PROMPT –
Everything from the first line of the data below through the line that contains "0.8, 0.9, 1]" should be written out exactly, please, and nothing more; the pictures stay out.

■ ■ ■ ■ ■

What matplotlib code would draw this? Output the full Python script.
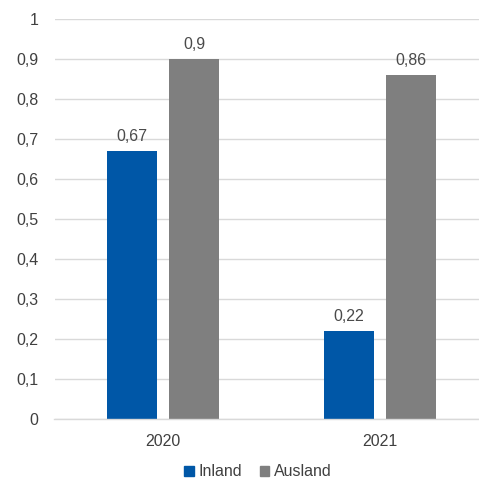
import matplotlib
matplotlib.use("Agg")
import matplotlib.pyplot as plt
from matplotlib.patches import Patch
import numpy as np

years = ["2020", "2021"]
inland = [0.67, 0.22]
ausland = [0.9, 0.86]
series_names = ["Inland", "Ausland"]
y_ticks = [0, 0.1, 0.2, 0.3, 0.4, 0.5, 0.6, 0.7, 0.8, 0.9, 1]

blue = "#0057A7"
gray = "#7F7F7F"
text_color = "#404040"
label_color = "#4A4A4A"
grid_color = "#D9D9D9"
fs = 11.5

plt.rcParams["font.family"] = ["Liberation Sans", "DejaVu Sans"]

W, H = 479, 479
fig = plt.figure(figsize=(W / 100, H / 100), dpi=100)
left_px, right_px = 54.5, 488.5
top_px, bottom_px = 19.3, 419.0
ax = fig.add_axes([left_px / W, 1 - bottom_px / H,
                   (right_px - left_px) / W, (bottom_px - top_px) / H])

x = np.arange(len(years))
bw = 0.23
off = 0.143

b1 = ax.bar(x - off, inland, bw, color=blue, zorder=3)
b2 = ax.bar(x + off, ausland, bw, color=gray, zorder=3)

def fmt(v):
    return f"{v:g}".replace(".", ",")

for bars, vals in ((b1, inland), (b2, ausland)):
    for rect, v in zip(bars, vals):
        ax.annotate(fmt(v), (rect.get_x() + rect.get_width() / 2, v),
                    xytext=(0, 5), textcoords="offset points",
                    ha="center", va="bottom", fontsize=fs, color=label_color)

ax.set_xlim(-0.5, 1.5)
ax.set_ylim(0, 1)
ax.set_yticks(y_ticks)
ax.set_yticklabels([fmt(t) for t in y_ticks])
ax.set_xticks(x)
ax.set_xticklabels(years)
ax.tick_params(axis="both", length=0, labelsize=fs, labelcolor=text_color)
ax.tick_params(axis="y", pad=11.5)
ax.tick_params(axis="x", pad=10.5)

ax.grid(axis="y", color=grid_color, linewidth=1, zorder=0)
for s in ("top", "right", "left"):
    ax.spines[s].set_visible(False)
ax.spines["bottom"].set_color(grid_color)
ax.spines["bottom"].set_linewidth(1)
ax.spines["bottom"].set_zorder(4)

handles = [Patch(color=blue), Patch(color=gray)]
fig.legend(handles, series_names, loc="center", bbox_to_anchor=(258 / W, 1 - 472 / H),
           ncol=2, frameon=False, fontsize=fs, labelcolor=text_color,
           handlelength=0.6, handleheight=0.6, handletextpad=0.3, columnspacing=1.1)

fig.savefig("out.png", dpi=100)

■ ■ ■ ■ ■

REPLY –
What matplotlib code would draw this? Output the full Python script.
import matplotlib
matplotlib.use("Agg")
import matplotlib.pyplot as plt
from matplotlib.patches import Patch
import numpy as np

years = ["2020", "2021"]
inland = [0.67, 0.22]
ausland = [0.9, 0.86]
series_names = ["Inland", "Ausland"]
y_ticks = [0, 0.1, 0.2, 0.3, 0.4, 0.5, 0.6, 0.7, 0.8, 0.9, 1]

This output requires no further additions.